The Whitney Museum of American Art, a famous contemporary art museum, is another popular

destination. The night life is equally as compelling.

               The name of this area derives from the surplus of excess slaughterhouses and meat-packing

plants that were prevalent in the 1900’s. At this time, 250 slaughterhouses and packing plants

filled the district, and these houses produced the nation’s third-largest volume of dressed meat.

Today, only five meat-packing companies remain.

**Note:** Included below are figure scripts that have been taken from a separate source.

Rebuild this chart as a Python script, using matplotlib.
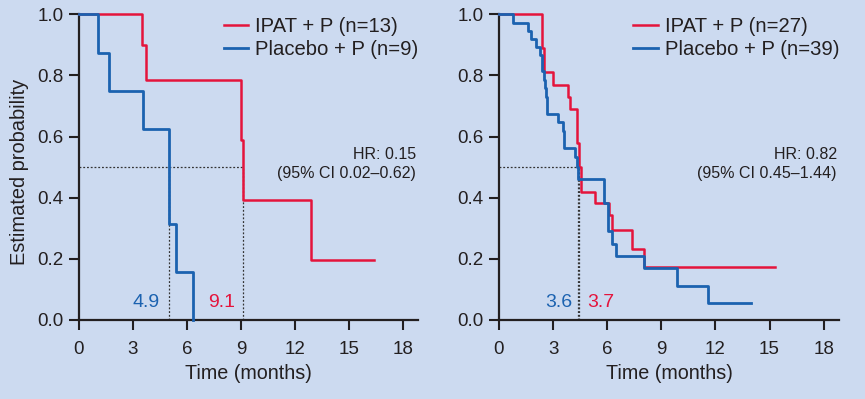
import matplotlib
matplotlib.use('Agg')
import matplotlib.pyplot as plt

plt.rcParams['font.family'] = ['Liberation Sans', 'DejaVu Sans']

# ---------------- data ----------------
# Left panel (n=13 vs n=9)
l_ipat_t = [0, 3.48, 3.72, 9.0, 9.1, 12.9, 16.4]
l_ipat_s = [1.0, 0.90, 0.786, 0.59, 0.393, 0.196, 0.196]
l_pbo_t = [0, 1.04, 1.67, 3.58, 4.98, 5.39, 6.36]
l_pbo_s = [1.0, 0.875, 0.75, 0.625, 0.3125, 0.156, 0.0]
l_labels = ['IPAT + P (n=13)', 'Placebo + P (n=9)']
l_hr = ['HR: 0.15', '(95% CI 0.02\u20130.62)']
l_med_lines = [4.98, 9.1]        # where dotted median lines drop
l_med_text = ['4.9', '9.1']

# Right panel (n=27 vs n=39)
r_ipat_t = [0, 2.38, 2.50, 2.97, 3.82, 3.94, 4.34, 4.43, 4.52, 5.33, 6.12, 6.24,
            7.39, 8.05, 15.3]
r_ipat_s = [1.0, 0.89, 0.81, 0.77, 0.73, 0.69, 0.578, 0.50, 0.42, 0.384, 0.343,
            0.294, 0.233, 0.172, 0.172]
r_pbo_t = [0, 0.78, 1.62, 1.75, 2.04, 2.27, 2.37, 2.49, 2.56, 2.60, 2.64, 3.27,
           3.54, 3.62, 4.22, 4.32, 4.40, 5.82, 6.06, 6.28, 6.47, 8.03, 9.87,
           11.6, 13.95]
r_pbo_s = [1.0, 0.973, 0.945, 0.919, 0.893, 0.866, 0.813, 0.786, 0.76, 0.728,
           0.674, 0.647, 0.618, 0.563, 0.534, 0.50, 0.46, 0.382, 0.292, 0.25,
           0.21, 0.169, 0.111, 0.054, 0.054]
r_labels = ['IPAT + P (n=27)', 'Placebo + P (n=39)']
r_hr = ['HR: 0.82', '(95% CI 0.45\u20131.44)']
r_med_lines = [4.36, 4.44]
r_med_text = ['3.6', '3.7']

x_ticks = [0, 3, 6, 9, 12, 15, 18]
y_ticks = [0.0, 0.2, 0.4, 0.6, 0.8, 1.0]

# ---------------- style ----------------
BG = '#ccdaf0'
RED = '#e4143c'
BLUE = '#1b62b0'
INK = '#231f20'

fig = plt.figure(figsize=(8.65, 3.99), dpi=100, facecolor=BG)
ax1 = fig.add_axes([79 / 865, 79 / 399, 339 / 865, 305.7 / 399])
ax2 = fig.add_axes([499 / 865, 79 / 399, 340 / 865, 305.7 / 399])


def style(ax, ylabel):
    ax.set_facecolor(BG)
    ax.set_xlim(0, 18.85)
    ax.set_ylim(0, 1.0)
    for s in ['top', 'right']:
        ax.spines[s].set_visible(False)
    for s in ['left', 'bottom']:
        ax.spines[s].set_linewidth(1.6)
        ax.spines[s].set_color(INK)
    ax.set_xticks(x_ticks)
    ax.set_yticks(y_ticks)
    ax.set_yticklabels([f'{v:.1f}' for v in y_ticks])
    ax.tick_params(direction='out', length=7, width=1.5, color=INK,
                   labelsize=13.5, labelcolor=INK, pad=4)
    ax.tick_params(axis='x', pad=8)
    ax.set_xlabel('Time (months)', fontsize=14.2, color=INK, labelpad=4.5)
    if ylabel:
        ax.set_ylabel('Estimated probability', fontsize=14.4, color=INK)
        ax.yaxis.set_label_coords(-0.148, 0.485)


def panel(ax, it, isv, pt, ps, labels, hr, med_lines, med_text, med_pos, ylabel):
    style(ax, ylabel)
    # dotted median reference lines
    ax.plot([0, max(med_lines)], [0.5, 0.5], ls=(0, (1.5, 1.5)), lw=0.9,
            color='#333333', zorder=2)
    for m in med_lines:
        ax.plot([m, m], [0, 0.5], ls=(0, (1.5, 1.5)), lw=0.9, color='#333333',
                zorder=2)
    ax.step(it, isv, where='post', color=RED, lw=1.8, clip_on=False,
            zorder=3, label=labels[0])
    ax.step(pt, ps, where='post', color=BLUE, lw=2.0, clip_on=False,
            zorder=4, label=labels[1])
    leg = ax.legend(loc='upper right', bbox_to_anchor=(1.0245, 1.018),
                    frameon=False, fontsize=14.6, handlelength=1.2,
                    handletextpad=0.35, labelspacing=0.2, borderaxespad=0)
    for t in leg.get_texts():
        t.set_color(INK)
    ax.text(18.73, 0.542, hr[0], ha='right', va='center', fontsize=11.5,
            color=INK)
    ax.text(18.73, 0.48, hr[1], ha='right', va='center', fontsize=11.5,
            color=INK)
    for (x, ha), txt, c in zip(med_pos, med_text, [BLUE, RED]):
        ax.text(x, 0.057, txt, ha=ha, va='center', fontsize=14, color=c)


panel(ax1, l_ipat_t, l_ipat_s, l_pbo_t, l_pbo_s, l_labels, l_hr,
      l_med_lines, l_med_text, [(4.5, 'right'), (8.68, 'right')], True)
panel(ax2, r_ipat_t, r_ipat_s, r_pbo_t, r_pbo_s, r_labels, r_hr,
      r_med_lines, r_med_text, [(4.06, 'right'), (4.91, 'left')], False)

fig.savefig('out.png', dpi=100, facecolor=BG)
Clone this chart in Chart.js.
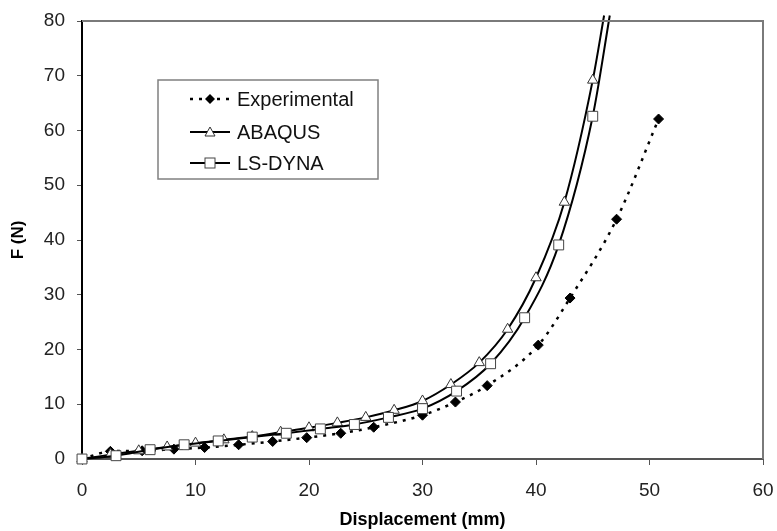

               The Meatpacking District is full of history and has rapidly transformed into the

fashionable neighborhood that it is today. Numerous buildings were once used for warehouses or

factories. In the late 1980’s-1990’s the area was the center for drug dealing, prostitution, and

underground sex clubs. The transition when more high-end retailers and stylish stores moved in

began in the late 1990’s. Artists and galleries came to Chelsea around this time. An area that was

once a wasteland is now very expensive and the hip place to be. This is an example of

gentrification at its finest.

Vanessa:

                  I will be doing a mixed media piece inspired by Shepard Fairey’s earliest works in Chelsea. When I looked up his works in Chelsea when he first moved to the neighborhood, I saw mostly street art. I appreciate his vibrant colors and I think he is so successful in creating cohesion throughout his pieces because of his consistent use of repetition. I want to replicate his repetition in my work and use vivid colors. I will be getting a lot of inspiration from his style choices. I noticed that Fairey usually uses people as his subjects. I want to focus my subject on an object instead probably an accessory to symbolize the transition of the Meatpacking District into the fashionable district it is now. I am better and hand drawing and creating my pieces so I will create the repetition of the symbol of Chelsea I choose through a block print stamp. Moreover, I was inspired by the interactive art that we viewed at the Cooper Hewitt Museum. Interactive art is so intimate and your experience will not be the same as another person’s. I want to incorporate some interactive art by pasting on pieces of fabric that I have left in my house since I am a fashion design major to personalize my piece.

Hannah:

               This district has undergone tremendous change within a short period of time. The

district has gone from a blue-collar warehouse to a trendy neighborhood. It reminds me of the

ephemeral nature that is life. I want to focus on the idea of change, whether it be for better or

worse. In order to demonstrate this, I will work with layers because layers reveal age, much like

the trunks of trees or fresh paint on an old wall. When it comes to history, I believe that it’s

important to embrace and never erase what has existed. Photographer Brian Rose recalls his

memory of the district back in the day. He says the area was devoid of people during the day,

utterly still, and only early in the morning was the market in full swing, with white-coated men

grappling with carcasses of meat hanging from hooks. He recalls catching glimpses of the

nighttime scene, of prostitutes and sex clubs frequented by leather clad men. I wonder if people

find themselves missing the older version of the city. For example, the Highline has been

accused of putting gentrification into hyperdrive and destroying the surrounding

area. Nonetheless, the ever-changing nature of life is inevitable, and I find beauty in that.